To gain some perspective, I turned to a contact of mine in Colorado, one Jay Merrill. Jay is my marijuana insider. As a lifelong Colorado resident and a junior at Colorado State University, Jay has had a front row seat on this roller coaster ride. And what he had for me was interesting.
Anti-pot activists might say that legalizing the drug could flood campuses with it, over-exposing college kids to a substance with questionable health effects. But it seems as if this is not necessarily true. Jay said that while CSU’s marijuana culture has grown, it’s mainly been among those who had already been a part of it. Legality gave those who previously partook unlawfully a legitimate voice. Articles appear in the Colorado newspapers regularly about the subject, as it has become integrated as a piece of the culture. Similar to Jay, those who did not partake still chose not to do and have not become an overnight minority just because the law has changed.
Call me an optimist, but I tend to think that people are smart enough to do a quick risk-reward analysis before making a decision. Giving college kids access to legal marijuana probably won’t foster a generation of junkies. Those who did not partake before will mostly likely not do so just because it is legal. College kids are old enough to decide what constitutes right and wrong for themselves. Let them make their own decisions.
Just like students all over the nation, Richmond kids have been exposed to marijuana. A few of our Spiders really love their Mary Jane, but I daresay most consciously give it a miss. Marijuana won’t be the straw that breaks the camel’s back when it comes to the temptations that college students face in their academic careers. Richmond won’t start pumping out second-rate hippie bums all of a sudden.
Many of us will never use marijuana and may not even care at all about the controversy surrounding it. I personally will never touch the stuff. Rydal Elementary School used “shock and awe” picture tactics to scare third-grade me into submission. However, it is important to recognize the greater significance of the issue. The country is changing, and a drug that was generally denounced only a decade earlier is now being legally grown under state supervision. It would be a hell of a task to find an impartial way to poll people, but it is a very real possibility that the majority of Americans could soon be OK with marijuana’s legalization.

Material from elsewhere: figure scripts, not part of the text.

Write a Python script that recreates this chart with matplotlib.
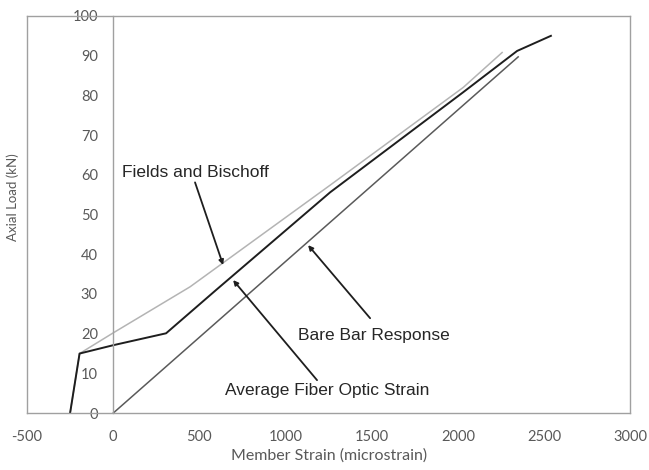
import matplotlib.pyplot as plt

# Datos
strain_fo = [-250, -195, 0, 307, 597, 1259, 2031, 2344, 2540]
load_fo = [0, 15, 17.1, 20.1, 31, 55.6, 80.8, 91.2, 95]

strain_fb = [-250, -195, 0, 446, 1259, 2031, 2257]
load_fb = [0, 15, 20.2, 31.8, 57.4, 82, 90.8]

strain_bare = [0, 2350]
load_bare = [0, 89.7]

xticks = [-500, 0, 500, 1000, 1500, 2000, 2500, 3000]
yticks = [0, 10, 20, 30, 40, 50, 60, 70, 80, 90, 100]

plt.rcParams['font.family'] = ['Lato', 'DejaVu Sans']
plt.rcParams['axes.unicode_minus'] = False

fig = plt.figure(figsize=(6.49, 4.70), dpi=100)
ax = fig.add_axes([0.0416, 0.121, 0.9294, 0.845])

gris = '#a0a0a0'
ax.plot(strain_bare, load_bare, color='#5a5a5a', linewidth=1.1)
ax.plot(strain_fb, load_fb, color='#b4b4b4', linewidth=1.1)
ax.plot(strain_fo, load_fo, color='#1e1e1e', linewidth=1.4)

ax.set_xlim(-500, 3000)
ax.set_ylim(0, 100)
ax.set_xticks(xticks)
ax.set_yticks(yticks)

for lado in ['top', 'right', 'bottom', 'left']:
    ax.spines[lado].set_color(gris)
    ax.spines[lado].set_linewidth(1.0)
ax.spines['left'].set_position(('data', 0))
ax.axvline(-500, color=gris, linewidth=1.0, clip_on=False)

ax.tick_params(axis='both', length=0, labelsize=10.5, labelcolor='#595959')
ax.tick_params(axis='y', pad=11)
ax.tick_params(axis='x', pad=12)

ax.set_xlabel('Member Strain (microstrain)', fontsize=11.5, color='#595959', labelpad=3)
fig.text(0.02, 0.58, 'Axial Load (kN)', rotation=90, fontsize=9.5,
         color='#595959', ha='center', va='center')

# Flechas y etiquetas
flecha = dict(arrowstyle='-|>', color='#1e1e1e', linewidth=1.3,
              mutation_scale=7, shrinkA=0, shrinkB=0)
ax.annotate('', xy=(638, 37.3), xytext=(475, 58.1), arrowprops=flecha)
ax.annotate('', xy=(1131, 42.3), xytext=(1491, 23.9), arrowprops=flecha)
ax.annotate('', xy=(696, 33.5), xytext=(1183, 8.3), arrowprops=flecha)

fuente = ['Liberation Sans', 'DejaVu Sans']
ax.text(51, 60.7, 'Fields and Bischoff', fontsize=12.5, family=fuente,
        color='#262626', ha='left', va='center')
ax.text(1514, 19.6, 'Bare Bar Response', fontsize=12.5, family=fuente,
        color='#262626', ha='center', va='center')
ax.text(1244, 5.8, 'Average Fiber Optic Strain', fontsize=12.5, family=fuente,
        color='#262626', ha='center', va='center')

fig.savefig('out.png', dpi=100)
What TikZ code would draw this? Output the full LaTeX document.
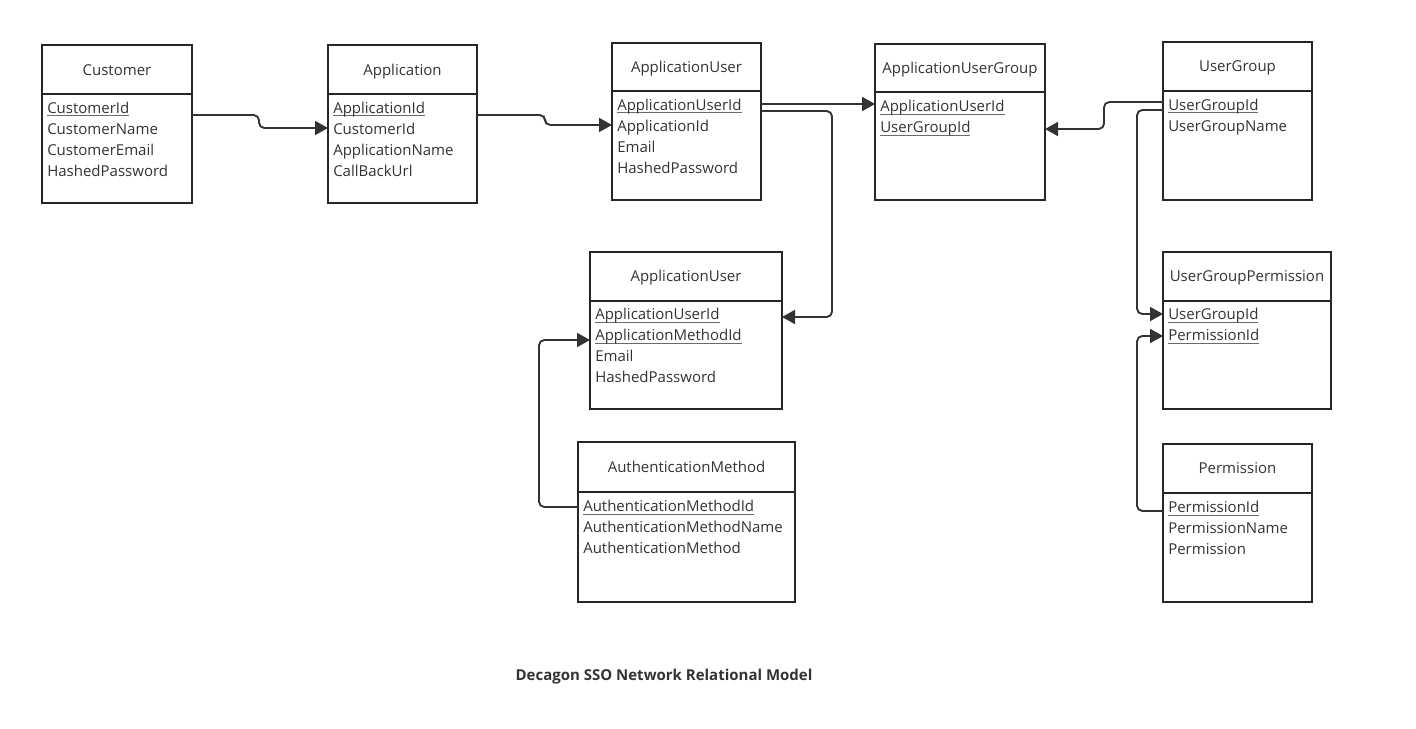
\documentclass[tikz,border=0pt]{standalone}
\usepackage{fontspec}
\setmainfont{Open Sans}
\usetikzlibrary{arrows.meta,fit}
\definecolor{boxc}{HTML}{262626}
\definecolor{linec}{HTML}{333333}
\definecolor{txtc}{HTML}{333333}
\definecolor{ulgray}{HTML}{6A6A6A}
\newcommand\ffont{\fontsize{11.25}{13}\selectfont}
\newcommand\fieldul[1]{\setbox0\hbox{#1}\rlap{\color{ulgray}\rule[-2.6pt]{\wd0}{0.9pt}}\box0}
\newcommand\erbox[6]{%
  \node[box, fit={(#2,#3) (#4,#5)}] (#1) {};
  \draw[sepl] (#1.west |- 0,#6) -- (#1.east |- 0,#6);}
\tikzset{
  box/.style={draw=boxc, line width=1.4pt, inner sep=0pt, outer sep=0pt},
  sepl/.style={draw=boxc, line width=1.4pt},
  hdr/.style={font=\ffont, text=txtc, anchor=base, inner sep=0pt},
  fld/.style={font=\ffont, text=txtc, anchor=base west, inner sep=0pt},
  conn/.style={draw=linec, line width=1.4pt, rounded corners=4pt,
    -{Triangle[length=9.75pt,width=10.5pt]}},
  ttl/.style={font=\fontsize{11.25}{13}\selectfont\bfseries, text=txtc, anchor=base, inner sep=0pt}
}
\begin{document}
\begin{tikzpicture}[x=0.75pt,y=-0.75pt]
\useasboundingbox (0,0) rectangle (1416,728);

% Customer
\erbox{cust}{42}{45}{192}{203}{94}
\node[hdr] (cust-t) at (117,75) {Customer};
\node[fld] (cust-1) at (47,113) {\fieldul{CustomerId}};
\node[fld] (cust-2) at (47,134) {CustomerName};
\node[fld] (cust-3) at (47,155) {CustomerEmail};
\node[fld] (cust-4) at (47,176) {HashedPassword};

% Application
\erbox{app}{328}{45}{477}{203}{94}
\node[hdr] (app-t) at (402.5,75) {Application};
\node[fld] (app-1) at (333,113) {\fieldul{ApplicationId}};
\node[fld] (app-2) at (333,134) {CustomerId};
\node[fld] (app-3) at (333,155) {ApplicationName};
\node[fld] (app-4) at (333,176) {CallBackUrl};

% ApplicationUser (top)
\erbox{au1}{612}{43}{761}{200}{91}
\node[hdr] (au1-t) at (686.5,72.5) {ApplicationUser};
\node[fld] (au1-1) at (617,110) {\fieldul{ApplicationUserId}};
\node[fld] (au1-2) at (617,131) {ApplicationId};
\node[fld] (au1-3) at (617,152) {Email};
\node[fld] (au1-4) at (617,173) {HashedPassword};

% ApplicationUserGroup
\erbox{aug}{875}{44}{1045}{200}{92}
\node[hdr] (aug-t) at (960,73.5) {ApplicationUserGroup};
\node[fld] (aug-1) at (880,111.5) {\fieldul{ApplicationUserId}};
\node[fld] (aug-2) at (880,132.5) {\fieldul{UserGroupId}};

% UserGroup
\erbox{ug}{1163}{42}{1312}{200}{91}
\node[hdr] (ug-t) at (1237.5,71.5) {UserGroup};
\node[fld] (ug-1) at (1168,110) {\fieldul{UserGroupId}};
\node[fld] (ug-2) at (1168,131) {UserGroupName};

% ApplicationUser (middle)
\erbox{au2}{590}{252}{782}{409}{301}
\node[hdr] (au2-t) at (686,281.5) {ApplicationUser};
\node[fld] (au2-1) at (595,319.5) {\fieldul{ApplicationUserId}};
\node[fld] (au2-2) at (595,340.5) {\fieldul{ApplicationMethodId}};
\node[fld] (au2-3) at (595,361.5) {Email};
\node[fld] (au2-4) at (595,382.5) {HashedPassword};

% AuthenticationMethod
\erbox{am}{578}{442}{795}{602}{492}
\node[hdr] (am-t) at (686.5,472.5) {AuthenticationMethod};
\node[fld] (am-1) at (583,511.5) {\fieldul{AuthenticationMethodId}};
\node[fld] (am-2) at (583,532.5) {AuthenticationMethodName};
\node[fld] (am-3) at (583,553.5) {AuthenticationMethod};

% UserGroupPermission
\erbox{ugp}{1163}{252}{1331}{409}{301}
\node[hdr] (ugp-t) at (1247,281.5) {UserGroupPermission};
\node[fld] (ugp-1) at (1168,319.5) {\fieldul{UserGroupId}};
\node[fld] (ugp-2) at (1168,340.5) {\fieldul{PermissionId}};

% Permission
\erbox{perm}{1163}{444}{1312}{602}{493}
\node[hdr] (perm-t) at (1237.5,473.5) {Permission};
\node[fld] (perm-1) at (1168,512.5) {\fieldul{PermissionId}};
\node[fld] (perm-2) at (1168,533.5) {PermissionName};
\node[fld] (perm-3) at (1168,554.5) {Permission};

% connectors
\draw[conn] (cust.east |- 0,115) -- (259,115) -- (259,128) -- (app.west |- 0,128);
\draw[conn] (app.east |- 0,115) -- (545,115) -- (545,125) -- (au1.west |- 0,125);
\draw[conn] (au1.east |- 0,104) -- (aug.west |- 0,104);
\draw[conn] (au1.east |- 0,111) -- (832,111) -- (832,317) -- (au2.east |- 0,317);
\draw[conn] (ug.west |- 0,102) -- (1104,102) -- (1104,129) -- (aug.east |- 0,129);
\draw[conn] (ug.west |- 0,110) -- (1137,110) -- (1137,314) -- (ugp.west |- 0,314);
\draw[conn] (perm.west |- 0,511) -- (1137,511) -- (1137,336) -- (ugp.west |- 0,336);
\draw[conn] (am.west |- 0,507) -- (539,507) -- (539,340) -- (au2.west |- 0,340);

% caption
\node[ttl] (caption) at (664,680) {Decagon SSO Network Relational Model};
\end{tikzpicture}
\end{document}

This may offend some very vocal folks, but it’s important to note how this country is supposed to work. Nothing trumps the people’s voice, and if legalization is the future, democracy will lead the way there. I don’t know the industrial or economic ramifications of such a decision, but I’m willing to bet America is robust enough to handle it. So whether you’re a recreational user or a B-school brat looking to challenge Philip Morris in the new marketplace (good luck), big changes to the marijuana industry are not too far down the line.